Problem requirements: Using the data beneath, show every line that includes the word "with".

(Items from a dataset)
>> start
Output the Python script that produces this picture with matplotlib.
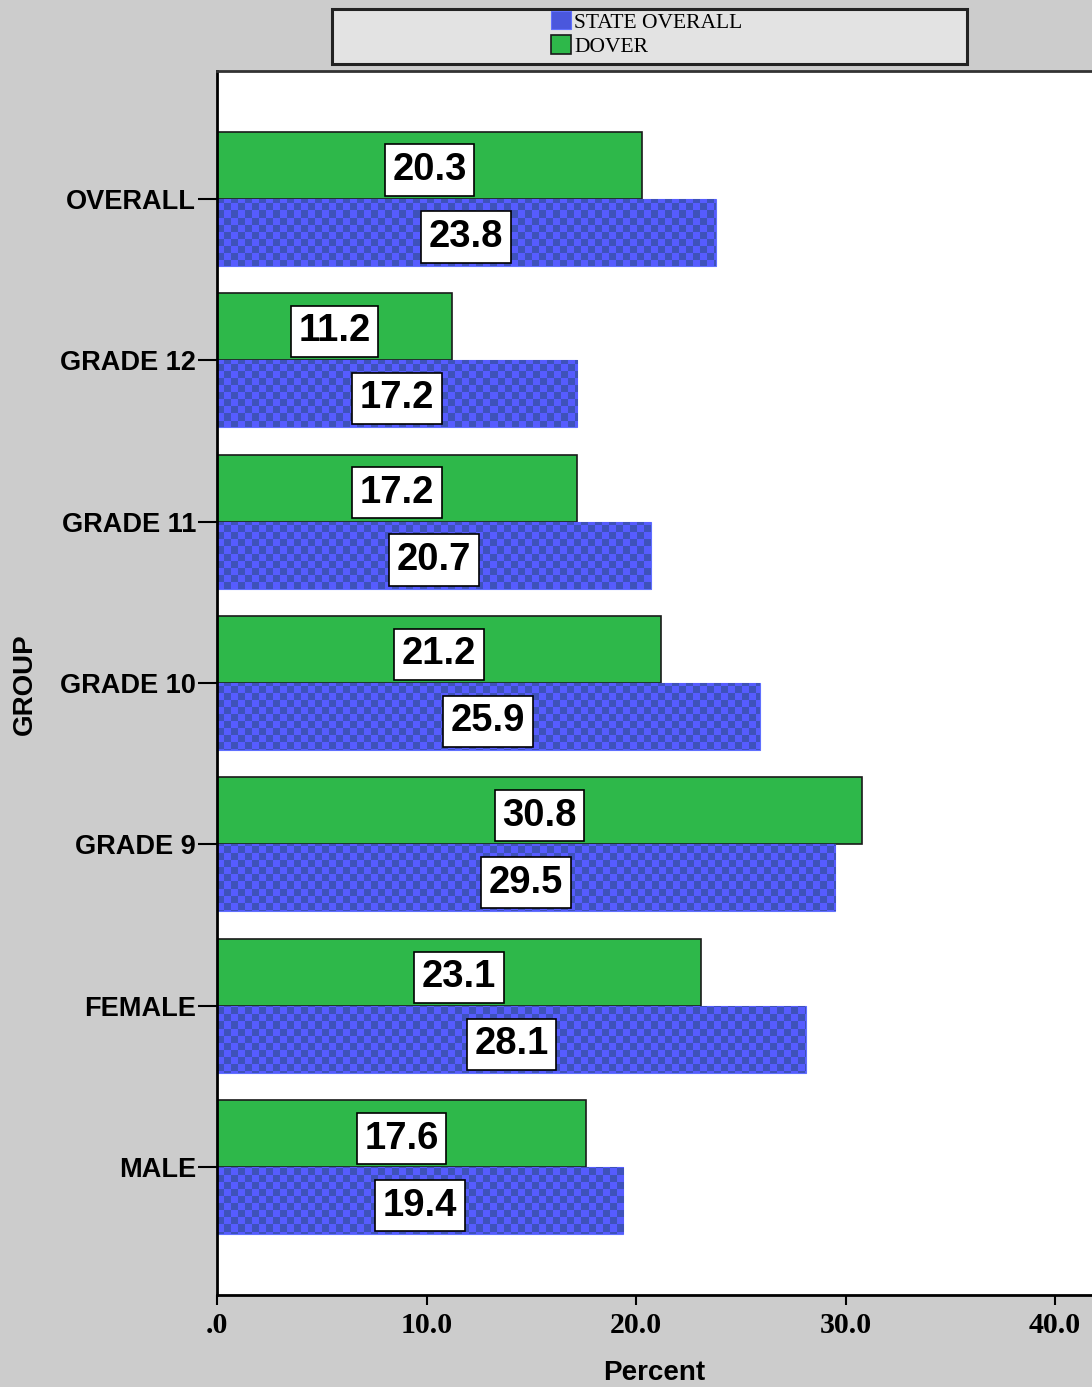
import numpy as np
import matplotlib
matplotlib.use("Agg")
import matplotlib.pyplot as plt
from matplotlib.patches import Rectangle

categories = ["MALE", "FEMALE", "GRADE 9", "GRADE 10", "GRADE 11", "GRADE 12", "OVERALL"]
dover = [17.6, 23.1, 30.8, 21.2, 17.2, 11.2, 20.3]
state = [19.4, 28.1, 29.5, 25.9, 20.7, 17.2, 23.8]
series_names = ["STATE OVERALL", "DOVER"]
xticks = [0, 10, 20, 30, 40]
xtick_labels = [".0", "10.0", "20.0", "30.0", "40.0"]

BG = "#cccccc"
GREEN = "#2eb84a"
BLUE_L = np.array([86, 92, 255]) / 255
BLUE_D = np.array([62, 82, 186]) / 255

fig = plt.figure(figsize=(10.92, 13.87), dpi=100, facecolor=BG)
ax = fig.add_axes([217 / 1092, 1 - 1295 / 1387, 1 - 217 / 1092, (1295 - 71) / 1387])
ax.set_facecolor("white")

y = np.arange(len(categories))
h = 0.415
xmax = (1092 - 217) / 20.95
ax.set_xlim(0, xmax)
ax.set_ylim(-0.79, len(categories) - 1 + 0.79)

gbars = ax.barh(y, dover, height=h, align="edge", color=GREEN, edgecolor="#1a1a1a",
                linewidth=1.2, label=series_names[1], zorder=2)
bbars = ax.barh(y - h, state, height=h, align="edge", color=tuple((BLUE_L + BLUE_D) / 2),
                edgecolor="#6070ff", linewidth=0.8, label=series_names[0], zorder=2)

# checkerboard fill for state bars
ny, nx = 175, 125
ii, jj = np.mgrid[0:ny, 0:nx]
chk = ((ii + jj) % 2).astype(float)
img = np.where(chk[..., None] > 0, BLUE_L, BLUE_D)
ylo, yhi = ax.get_ylim()
for b in bbars:
    im = ax.imshow(img, extent=[0, xmax, ylo, yhi], aspect="auto",
                   interpolation="nearest", zorder=2.5)
    im.set_clip_path(b)

lab_font = dict(family=["Liberation Sans", "DejaVu Sans"], fontsize=27.5, fontweight="bold")
box = dict(boxstyle="square,pad=0.2", fc="white", ec="black", lw=1.2)
for b, v in zip(gbars, dover):
    ax.text(v / 2, b.get_y() + b.get_height() / 2 - 0.03, f"{v:.1f}", ha="center",
            va="center", bbox=box, zorder=4, **lab_font)
for b, v in zip(bbars, state):
    ax.text(v / 2, b.get_y() + b.get_height() / 2 - 0.03, f"{v:.1f}", ha="center",
            va="center", bbox=box, zorder=4, **lab_font)

ax.set_yticks(y)
ax.set_yticklabels(categories, family=["Liberation Sans", "DejaVu Sans"],
                   fontsize=19.5, fontweight="bold")
ax.set_xticks(xticks)
ax.set_xticklabels(xtick_labels, family=["Liberation Serif", "DejaVu Serif"],
                   fontsize=21.5, fontweight="bold")
ax.tick_params(axis="y", length=14, width=1.5, pad=1, color="black")
ax.tick_params(axis="x", length=7.5, width=1.5, pad=5, color="black")
for s in ["left", "bottom"]:
    ax.spines[s].set_linewidth(2)
    ax.spines[s].set_color("black")
ax.spines["top"].set_linewidth(2)
ax.spines["top"].set_color("#333333")
ax.spines["right"].set_visible(False)

ax.set_xlabel("Percent", family=["Liberation Sans", "DejaVu Sans"], fontsize=20,
              fontweight="bold", labelpad=15)
fig.text(25 / 1092, 1 - 684 / 1387, "GROUP", rotation=90, ha="center", va="center",
         family=["Liberation Sans", "DejaVu Sans"], fontsize=20, fontweight="bold")

# legend frame
fig.patches.append(Rectangle((332 / 1092, 1 - 64 / 1387), 635 / 1092, 55 / 1387,
                             transform=fig.transFigure, fc="#e3e3e3", ec="#222222",
                             lw=2.2, zorder=0))
leg = fig.legend(handles=[bbars, gbars], labels=series_names, loc="upper left",
                 bbox_to_anchor=(538 / 1092, 1 + 2 / 1387), frameon=False,
                 prop=dict(family=["Liberation Serif", "DejaVu Serif"], size=15.5),
                 handlelength=0.95, handleheight=0.95, handletextpad=0.12,
                 labelspacing=0.12, borderpad=0.1)

fig.savefig("out.png", dpi=100, facecolor=BG)
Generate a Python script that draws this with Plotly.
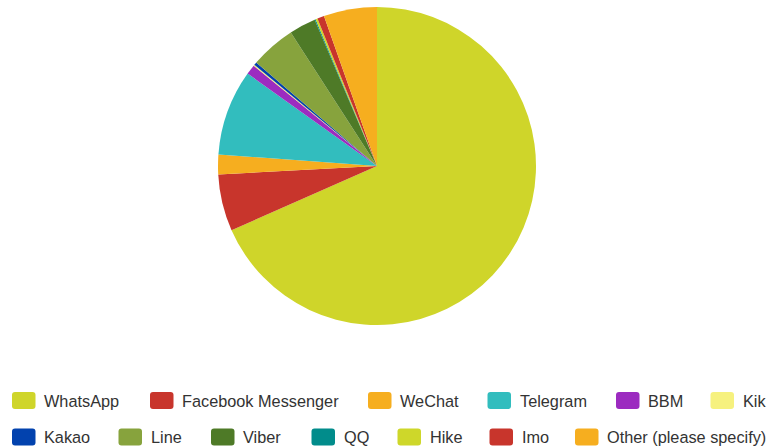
>> end
Response to the exercise:
Output the Python script that produces this picture with matplotlib.
Generate a Python script that draws this with Plotly.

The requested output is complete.